_COLLECTED MATERIAL_
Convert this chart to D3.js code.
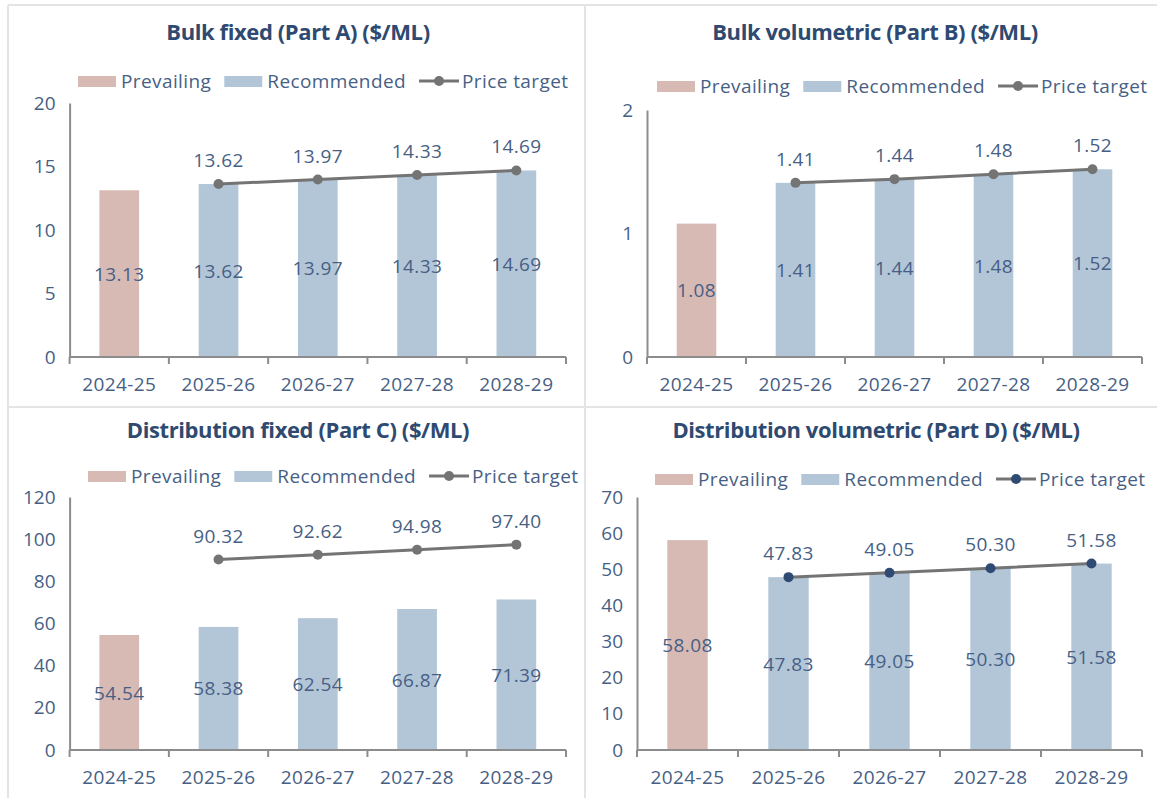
<!DOCTYPE html>
<html>
<head>
<meta charset="utf-8">
<script src="https://cdn.jsdelivr.net/npm/d3@7"></script>
<style>
  body { margin: 0; background: #fff; }
  svg { display: block; font-family: "Open Sans", sans-serif; }
</style>
</head>
<body>
<div id="chart"></div>
<script>
// chart values
const years = ["2024-25", "2025-26", "2026-27", "2027-28", "2028-29"];
const legendNames = ["Prevailing", "Recommended", "Price target"];

const titleA = "Bulk fixed (Part A) ($/ML)";
const prevailingA = 13.13;
const recommendedA = [13.62, 13.97, 14.33, 14.69];
const targetA = [13.62, 13.97, 14.33, 14.69];
const ticksA = [0, 5, 10, 15, 20];

const titleB = "Bulk volumetric (Part B) ($/ML)";
const prevailingB = 1.08;
const recommendedB = [1.41, 1.44, 1.48, 1.52];
const targetB = [1.41, 1.44, 1.48, 1.52];
const ticksB = [0, 1, 2];

const titleC = "Distribution fixed (Part C) ($/ML)";
const prevailingC = 54.54;
const recommendedC = [58.38, 62.54, 66.87, 71.39];
const targetC = [90.32, 92.62, 94.98, 97.40];
const ticksC = [0, 20, 40, 60, 80, 100, 120];

const titleD = "Distribution volumetric (Part D) ($/ML)";
const prevailingD = 58.08;
const recommendedD = [47.83, 49.05, 50.30, 51.58];
const targetD = [47.83, 49.05, 50.30, 51.58];
const ticksD = [0, 10, 20, 30, 40, 50, 60, 70];

const pink = "#d8bab5";
const blue = "#b3c6d8";
const lineGray = "#747474";
const textCol = "#475f85";
const titleCol = "#2f4a70";
const fs = "19px";
const ls = "0.4px";

const W = 1157, H = 798;
const svg = d3.select("#chart").append("svg").attr("width", W).attr("height", H);

// frame lines between panels
const frame = svg.append("g").attr("stroke", "#e4e4e4").attr("stroke-width", 2);
frame.append("line").attr("x1", 8).attr("x2", W).attr("y1", 5).attr("y2", 5);
frame.append("line").attr("x1", 8).attr("x2", 8).attr("y1", 5).attr("y2", H);
frame.append("line").attr("x1", 585).attr("x2", 585).attr("y1", 5).attr("y2", H);
frame.append("line").attr("x1", 8).attr("x2", W).attr("y1", 407).attr("y2", 407);

const panels = [
  { title: titleA, prev: prevailingA, rec: recommendedA, target: targetA, ticks: ticksA,
    x0: 69.6, x1: 566, y0: 357, y1: 103, titleX: 298, titleY: 40, legX: 78, legY: 81, dot: lineGray },
  { title: titleB, prev: prevailingB, rec: recommendedB, target: targetB, ticks: ticksB,
    x0: 647, x1: 1142, y0: 357, y1: 110, titleX: 875, titleY: 40, legX: 657, legY: 86, dot: lineGray },
  { title: titleC, prev: prevailingC, rec: recommendedC, target: targetC, ticks: ticksC,
    x0: 69.6, x1: 566, y0: 750, y1: 497, titleX: 298, titleY: 438, legX: 88, legY: 476, dot: lineGray },
  { title: titleD, prev: prevailingD, rec: recommendedD, target: targetD, ticks: ticksD,
    x0: 637, x1: 1142, y0: 750, y1: 497, titleX: 876, titleY: 438, legX: 655, legY: 479, dot: "#2f4b73" }
];

panels.forEach(drawPanel);

function drawPanel(p) {
  const g = svg.append("g");

  g.append("text")
    .attr("x", p.titleX).attr("y", p.titleY)
    .attr("text-anchor", "middle")
    .attr("fill", titleCol)
    .style("font-size", "22px").style("font-weight", "bold").style("letter-spacing", "-0.4px")
    .text(p.title);

  const x = d3.scaleBand().domain(years).range([p.x0, p.x1]);
  const y = d3.scaleLinear().domain([0, d3.max(p.ticks)]).range([p.y0, p.y1]);
  const bw = x.bandwidth() * 0.4;

  // bars
  const bars = [{ year: years[0], v: p.prev, c: pink }].concat(
    p.rec.map((v, i) => ({ year: years[i + 1], v: v, c: blue }))
  );
  g.selectAll("rect.bar").data(bars).join("rect")
    .attr("x", d => x(d.year) + (x.bandwidth() - bw) / 2)
    .attr("width", bw)
    .attr("y", d => y(d.v))
    .attr("height", d => y(0) - y(d.v))
    .attr("fill", d => d.c);

  g.selectAll("text.barlab").data(bars).join("text")
    .attr("x", d => x(d.year) + x.bandwidth() / 2)
    .attr("y", d => (y(d.v) + y(0)) / 2 + 7)
    .attr("text-anchor", "middle")
    .attr("fill", textCol)
    .style("font-size", fs).style("letter-spacing", ls)
    .text(d => d3.format(".2f")(d.v));

  // axes
  const yAxis = g.append("g")
    .attr("transform", `translate(${p.x0},0)`)
    .call(d3.axisLeft(y).tickValues(p.ticks).tickSize(0).tickPadding(14).tickFormat(d3.format("d")));
  yAxis.select(".domain").attr("stroke", "#8c8c8c").attr("stroke-width", 2);
  yAxis.selectAll("text").attr("fill", textCol).style("font-size", fs)
    .style("font-family", "'Open Sans', sans-serif");

  const xAxis = g.append("g").attr("transform", `translate(0,${p.y0})`);
  xAxis.append("line").attr("x1", p.x0).attr("x2", p.x1)
    .attr("stroke", "#8c8c8c").attr("stroke-width", 2);
  xAxis.selectAll("line.tk").data(years.concat(["end"])).join("line")
    .attr("x1", (d, i) => i < years.length ? x(d) : p.x1)
    .attr("x2", (d, i) => i < years.length ? x(d) : p.x1)
    .attr("y1", 0).attr("y2", 7)
    .attr("stroke", "#8c8c8c").attr("stroke-width", 2);
  xAxis.selectAll("text").data(years).join("text")
    .attr("x", d => x(d) + x.bandwidth() / 2)
    .attr("y", 34)
    .attr("text-anchor", "middle")
    .attr("fill", textCol)
    .style("font-size", fs).style("letter-spacing", ls)
    .text(d => d);

  // price target line
  const pts = p.target.map((v, i) => ({ year: years[i + 1], v: v }));
  const line = d3.line().x(d => x(d.year) + x.bandwidth() / 2).y(d => y(d.v));
  g.append("path").datum(pts)
    .attr("d", line)
    .attr("fill", "none").attr("stroke", lineGray).attr("stroke-width", 3);
  g.selectAll("circle.pt").data(pts).join("circle")
    .attr("cx", d => x(d.year) + x.bandwidth() / 2)
    .attr("cy", d => y(d.v))
    .attr("r", 5)
    .attr("fill", p.dot);
  g.selectAll("text.ptlab").data(pts).join("text")
    .attr("x", d => x(d.year) + x.bandwidth() / 2)
    .attr("y", d => y(d.v) - 17)
    .attr("text-anchor", "middle")
    .attr("fill", textCol)
    .style("font-size", fs).style("letter-spacing", ls)
    .text(d => d3.format(".2f")(d.v));

  // legend
  const leg = g.append("g").attr("transform", `translate(${p.legX},${p.legY})`);
  let cx = 0;
  legendNames.forEach((name, i) => {
    if (i < 2) {
      leg.append("rect").attr("x", cx).attr("y", -5).attr("width", 38).attr("height", 11)
        .attr("fill", i === 0 ? pink : blue);
    } else {
      leg.append("line").attr("x1", cx).attr("x2", cx + 40).attr("y1", 0).attr("y2", 0)
        .attr("stroke", lineGray).attr("stroke-width", 3);
      leg.append("circle").attr("cx", cx + 20).attr("cy", 0).attr("r", 5).attr("fill", p.dot);
    }
    const t = leg.append("text")
      .attr("x", cx + 43).attr("y", 7)
      .attr("fill", textCol)
      .style("font-size", fs).style("letter-spacing", ls)
      .text(name);
    cx += 43 + t.node().getComputedTextLength() + 13;
  });
}
</script>
</body>
</html>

_SET EXERCISE_
Repeat the material above word for word, please, apart from its images.

_TASK RESULT_
Convert this chart to D3.js code.
<!DOCTYPE html>
<html>
<head>
<meta charset="utf-8">
<script src="https://cdn.jsdelivr.net/npm/d3@7"></script>
<style>
  body { margin: 0; background: #fff; }
  svg { display: block; font-family: "Open Sans", sans-serif; }
</style>
</head>
<body>
<div id="chart"></div>
<script>
// chart values
const years = ["2024-25", "2025-26", "2026-27", "2027-28", "2028-29"];
const legendNames = ["Prevailing", "Recommended", "Price target"];

const titleA = "Bulk fixed (Part A) ($/ML)";
const prevailingA = 13.13;
const recommendedA = [13.62, 13.97, 14.33, 14.69];
const targetA = [13.62, 13.97, 14.33, 14.69];
const ticksA = [0, 5, 10, 15, 20];

const titleB = "Bulk volumetric (Part B) ($/ML)";
const prevailingB = 1.08;
const recommendedB = [1.41, 1.44, 1.48, 1.52];
const targetB = [1.41, 1.44, 1.48, 1.52];
const ticksB = [0, 1, 2];

const titleC = "Distribution fixed (Part C) ($/ML)";
const prevailingC = 54.54;
const recommendedC = [58.38, 62.54, 66.87, 71.39];
const targetC = [90.32, 92.62, 94.98, 97.40];
const ticksC = [0, 20, 40, 60, 80, 100, 120];

const titleD = "Distribution volumetric (Part D) ($/ML)";
const prevailingD = 58.08;
const recommendedD = [47.83, 49.05, 50.30, 51.58];
const targetD = [47.83, 49.05, 50.30, 51.58];
const ticksD = [0, 10, 20, 30, 40, 50, 60, 70];

const pink = "#d8bab5";
const blue = "#b3c6d8";
const lineGray = "#747474";
const textCol = "#475f85";
const titleCol = "#2f4a70";
const fs = "19px";
const ls = "0.4px";

const W = 1157, H = 798;
const svg = d3.select("#chart").append("svg").attr("width", W).attr("height", H);

// frame lines between panels
const frame = svg.append("g").attr("stroke", "#e4e4e4").attr("stroke-width", 2);
frame.append("line").attr("x1", 8).attr("x2", W).attr("y1", 5).attr("y2", 5);
frame.append("line").attr("x1", 8).attr("x2", 8).attr("y1", 5).attr("y2", H);
frame.append("line").attr("x1", 585).attr("x2", 585).attr("y1", 5).attr("y2", H);
frame.append("line").attr("x1", 8).attr("x2", W).attr("y1", 407).attr("y2", 407);

const panels = [
  { title: titleA, prev: prevailingA, rec: recommendedA, target: targetA, ticks: ticksA,
    x0: 69.6, x1: 566, y0: 357, y1: 103, titleX: 298, titleY: 40, legX: 78, legY: 81, dot: lineGray },
  { title: titleB, prev: prevailingB, rec: recommendedB, target: targetB, ticks: ticksB,
    x0: 647, x1: 1142, y0: 357, y1: 110, titleX: 875, titleY: 40, legX: 657, legY: 86, dot: lineGray },
  { title: titleC, prev: prevailingC, rec: recommendedC, target: targetC, ticks: ticksC,
    x0: 69.6, x1: 566, y0: 750, y1: 497, titleX: 298, titleY: 438, legX: 88, legY: 476, dot: lineGray },
  { title: titleD, prev: prevailingD, rec: recommendedD, target: targetD, ticks: ticksD,
    x0: 637, x1: 1142, y0: 750, y1: 497, titleX: 876, titleY: 438, legX: 655, legY: 479, dot: "#2f4b73" }
];

panels.forEach(drawPanel);

function drawPanel(p) {
  const g = svg.append("g");

  g.append("text")
    .attr("x", p.titleX).attr("y", p.titleY)
    .attr("text-anchor", "middle")
    .attr("fill", titleCol)
    .style("font-size", "22px").style("font-weight", "bold").style("letter-spacing", "-0.4px")
    .text(p.title);

  const x = d3.scaleBand().domain(years).range([p.x0, p.x1]);
  const y = d3.scaleLinear().domain([0, d3.max(p.ticks)]).range([p.y0, p.y1]);
  const bw = x.bandwidth() * 0.4;

  // bars
  const bars = [{ year: years[0], v: p.prev, c: pink }].concat(
    p.rec.map((v, i) => ({ year: years[i + 1], v: v, c: blue }))
  );
  g.selectAll("rect.bar").data(bars).join("rect")
    .attr("x", d => x(d.year) + (x.bandwidth() - bw) / 2)
    .attr("width", bw)
    .attr("y", d => y(d.v))
    .attr("height", d => y(0) - y(d.v))
    .attr("fill", d => d.c);

  g.selectAll("text.barlab").data(bars).join("text")
    .attr("x", d => x(d.year) + x.bandwidth() / 2)
    .attr("y", d => (y(d.v) + y(0)) / 2 + 7)
    .attr("text-anchor", "middle")
    .attr("fill", textCol)
    .style("font-size", fs).style("letter-spacing", ls)
    .text(d => d3.format(".2f")(d.v));

  // axes
  const yAxis = g.append("g")
    .attr("transform", `translate(${p.x0},0)`)
    .call(d3.axisLeft(y).tickValues(p.ticks).tickSize(0).tickPadding(14).tickFormat(d3.format("d")));
  yAxis.select(".domain").attr("stroke", "#8c8c8c").attr("stroke-width", 2);
  yAxis.selectAll("text").attr("fill", textCol).style("font-size", fs)
    .style("font-family", "'Open Sans', sans-serif");

  const xAxis = g.append("g").attr("transform", `translate(0,${p.y0})`);
  xAxis.append("line").attr("x1", p.x0).attr("x2", p.x1)
    .attr("stroke", "#8c8c8c").attr("stroke-width", 2);
  xAxis.selectAll("line.tk").data(years.concat(["end"])).join("line")
    .attr("x1", (d, i) => i < years.length ? x(d) : p.x1)
    .attr("x2", (d, i) => i < years.length ? x(d) : p.x1)
    .attr("y1", 0).attr("y2", 7)
    .attr("stroke", "#8c8c8c").attr("stroke-width", 2);
  xAxis.selectAll("text").data(years).join("text")
    .attr("x", d => x(d) + x.bandwidth() / 2)
    .attr("y", 34)
    .attr("text-anchor", "middle")
    .attr("fill", textCol)
    .style("font-size", fs).style("letter-spacing", ls)
    .text(d => d);

  // price target line
  const pts = p.target.map((v, i) => ({ year: years[i + 1], v: v }));
  const line = d3.line().x(d => x(d.year) + x.bandwidth() / 2).y(d => y(d.v));
  g.append("path").datum(pts)
    .attr("d", line)
    .attr("fill", "none").attr("stroke", lineGray).attr("stroke-width", 3);
  g.selectAll("circle.pt").data(pts).join("circle")
    .attr("cx", d => x(d.year) + x.bandwidth() / 2)
    .attr("cy", d => y(d.v))
    .attr("r", 5)
    .attr("fill", p.dot);
  g.selectAll("text.ptlab").data(pts).join("text")
    .attr("x", d => x(d.year) + x.bandwidth() / 2)
    .attr("y", d => y(d.v) - 17)
    .attr("text-anchor", "middle")
    .attr("fill", textCol)
    .style("font-size", fs).style("letter-spacing", ls)
    .text(d => d3.format(".2f")(d.v));

  // legend
  const leg = g.append("g").attr("transform", `translate(${p.legX},${p.legY})`);
  let cx = 0;
  legendNames.forEach((name, i) => {
    if (i < 2) {
      leg.append("rect").attr("x", cx).attr("y", -5).attr("width", 38).attr("height", 11)
        .attr("fill", i === 0 ? pink : blue);
    } else {
      leg.append("line").attr("x1", cx).attr("x2", cx + 40).attr("y1", 0).attr("y2", 0)
        .attr("stroke", lineGray).attr("stroke-width", 3);
      leg.append("circle").attr("cx", cx + 20).attr("cy", 0).attr("r", 5).attr("fill", p.dot);
    }
    const t = leg.append("text")
      .attr("x", cx + 43).attr("y", 7)
      .attr("fill", textCol)
      .style("font-size", fs).style("letter-spacing", ls)
      .text(name);
    cx += 43 + t.node().getComputedTextLength() + 13;
  });
}
</script>
</body>
</html>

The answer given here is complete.